Visual Arts
Wash by Robert Rauschenberg
Wash by Robert Rauschenberg

On the Front Lines

by / Jun. 21, 2016 5pm EST

Much talk of late—particularly in light of the announcement of Malia Obama’s further education plans—about gap years before going on to college or other formal studies. The artists on view in the current Anderson Gallery show did their gap years in uniform in Europe and the Pacific during World War II. And when they got back, attended the Art Students League of New York, largely on the tab of the GI Bill. Collectively over the next few decades, they constituted the core of what became known as the New York School, not as an educational institution but an art historical designation. 

Most of the work is distinctly abstract—in accord with the abstract expressionist dogma of the time—with hints of heresy in older and newer directions. A Donald Judd painting from the mid-1950s is kind of artwork on a cusp. Judd’s earlier painting was representational. The work on show, entitled Welfare Island, consists of blocky solid forms in a restrained abstract expressionist mode, but presaging the post-expressionist machined geometrical sculptures in industrial materials—metals and plastics—for which he would become well-known. A Robert Rauschenberg painting of wash on a line—from 1949—is an experiment in the Cubist manner. But he seems uncomfortable in the narrow Cubist confines. Seems to want and need to branch out—physically and intellectually and emotionally—with work that would include painting, collage, and sculpture, partly representational and partly imaginary fantastical. For which he would become well-known. 
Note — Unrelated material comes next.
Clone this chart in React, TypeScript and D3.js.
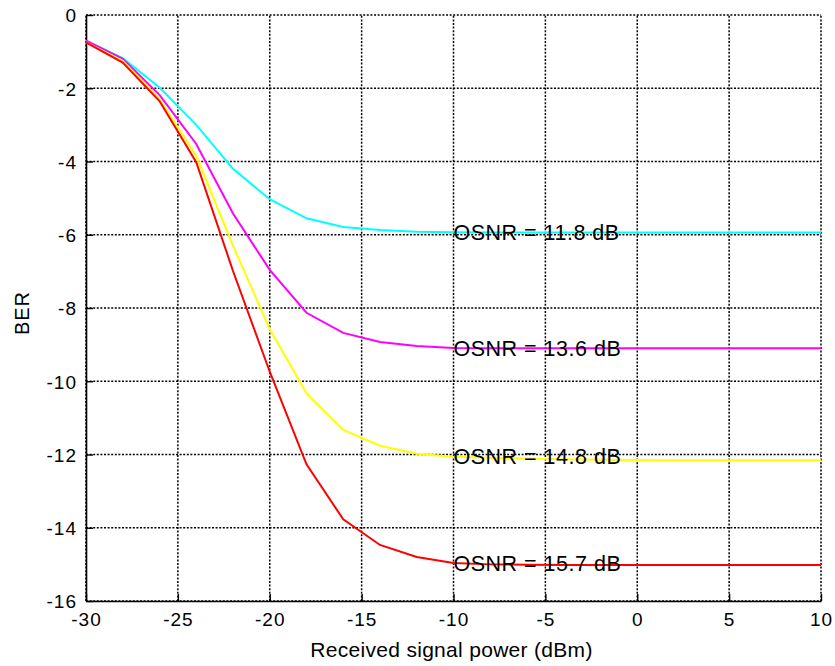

Red, White, and Black by Charles Alston

The only notably representational painter among the artists is Everett Raymond Kinstler—his single work on show is a full-length portrait of artist Paul Jenkins, one of the principal ASL abstractionists—who painted portraits of celebrities the likes of Katharine Hepburn and Tony Bennett, and a string of US presidents from Richard Nixon to George W. Bush, as well as some presidential hopefuls destined never to attain that office, including Rudy Giuliani and Donald Trump.

Paul Jenkins’s work on show includes four paintings on four walls in an area specially reconstructed as his artist’s project Chapel of Meditation. The paintings are from the early 1970s, and the project is reminiscent—and somewhat imitative—of the Mark Rothko chapel in Houston, Texas, under construction about the same time. But not without integrity and validity as a whole larger than the equally valid and integral individual painting parts. The paintings are lighter in tone and motif—more expressive than simply abstract expressive—than the somber numinous Rothko chapel paintings. Entrance Portal consists of two taller than wide panels, a wash-effect floral petal form on one side, nondescript abstraction on the other; Himalayan suggests environmental forces and effects, river systems, flow dynamics; Chapel White, in two taller than wide segments again, suggests snowy immaculate avian wings; while Chapel Shell Sound is a centrifugal impulse misty abstraction. 

Hoboken Collage by Alfred Leslie

Other Jenkins works on show include chaos abstractions Egyptian Basilisk and Phenomena of Air Striae. Think news photos and footage you’ve seen in recent weeks of Midwest regions tornadoes. The tornadoes themselves and their aftermaths.

Among other ASL artists and paintings on show: African American artist Charles Ashton’s Red, White, and Black evocation of the turmoil and violence surrounding the 1960s Civil Rights movement; Michael Goldberg’s brush and trowel application oil on canvas and collage elements The Bed; John Hultberg’s Panorama array of artistic styles and sorts from traditional representational to various types of abstraction, including an all-black painting; several Al Held dense impasto works; Knox Martin’s Homage to Jan de Heen, a kind of still life with elements that won’t stay put, in a whirlwind of flowers and feathers in red, white, blue, and green, and a lobster, and some blueberries; Stanley Boxer’s Figure in an Interior, dark figure against dark background, a little reminiscent of the Albright-Knox Gauguin masterpiece The Spirit of the Dead Watching

Other works by Frank O’Cain, Peter Golfinopoulos, Alfred Leslie, Anthony Palumbo, Bill Scharf. 

The ASL artists show continues through August 7.